Se isso constitui o fator essencial de natureza filosófica e cultural, capaz de conferir o fundamento último à sociabilidade, repudiando o individualismo e atribuindo um ponto de apoio à sociabilidade como componente essencial da definição da identidade subjetiva, não pode faltar também uma atenção particular - este é o segundo aspecto - a situações relativas ao "caso italiano". A fragilidade do senso social e cívico, que tem as motivações históricas apontadas, exige em primeiro lugar o fortalecimento do senso de pertença, com a superação da preconceituosa desconfiança dos italianos do Norte para com aqueles do Sul (com picos que atingem, às vezes, verdadeiras formas de racismo), com a valorização das diversidades e com a convicção de que os bens comuns, como bens de todos, exigem o envolvimento responsável de cada cidadão.
A participação ativa na vida pública, que é dever moral de cada um, comporta o "sentir-se parte" (a que se alude quando se fala em pertença) e "tomar parte", isto é, oferecer a própria contribuição para o crescimento comum. A possibilidade de isso acontecer depende estritamente da reconstituição de um ethos cultural compartilhado; em suma, de uma plataforma de valores civis, que cimentem o tecido social, fornecendo o alimento vital para as consciências; alimentos que é garantia de uma convergência em torno de objetivos comuns. A cultura dos deveres e da responsabilidade é, em última análise, o resultado de um processo complexo em que entra em jogo a construção de uma mentalidade e de um costume, que só podem concretizar-se onde os valores da igualdade e da dignidade pessoal (de cada pessoa), da justiça, da gratuidade e da solidariedade tornam-se os critérios de referência das escolhas pessoais e sociais.

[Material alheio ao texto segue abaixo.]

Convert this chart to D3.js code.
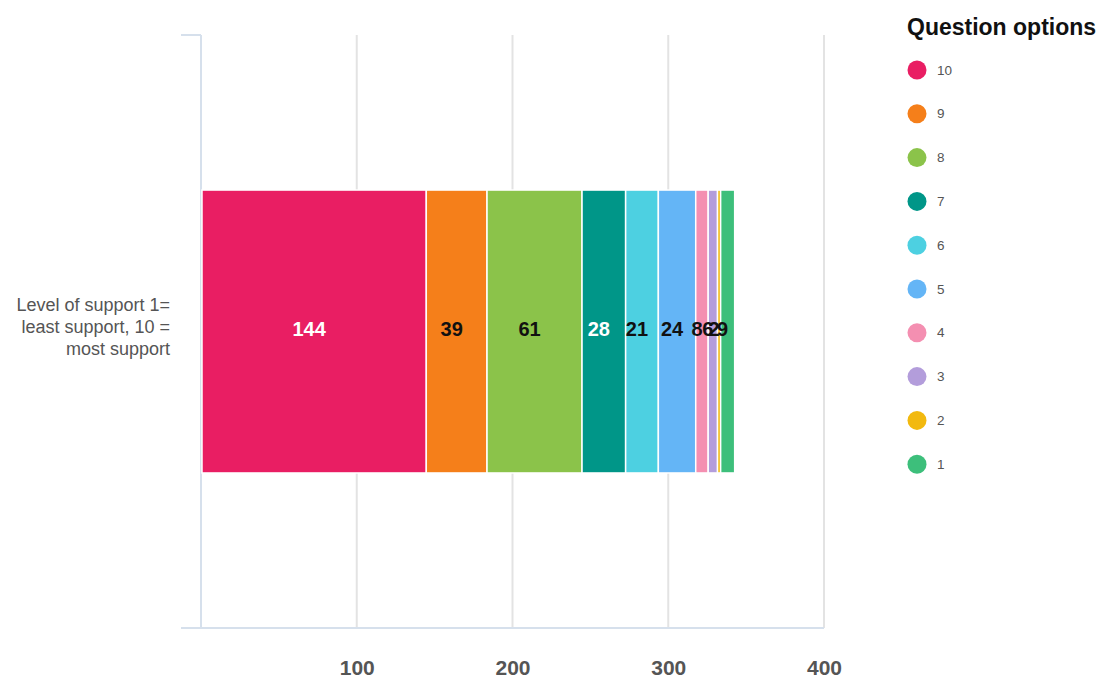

Poucos dias antes de seu sequestro, em um famoso discurso ao grupo parlamentar da Democracia cristã, Aldo Moro alertava que, se a temporada dos direitos não tivesse sido acompanhada por uma temporada de deveres, o futuro de nosso país teria entrado em situação de grave perigo.
O quanto essa intuição antecipadora fosse verdadeira, está hoje sob nossos olhos!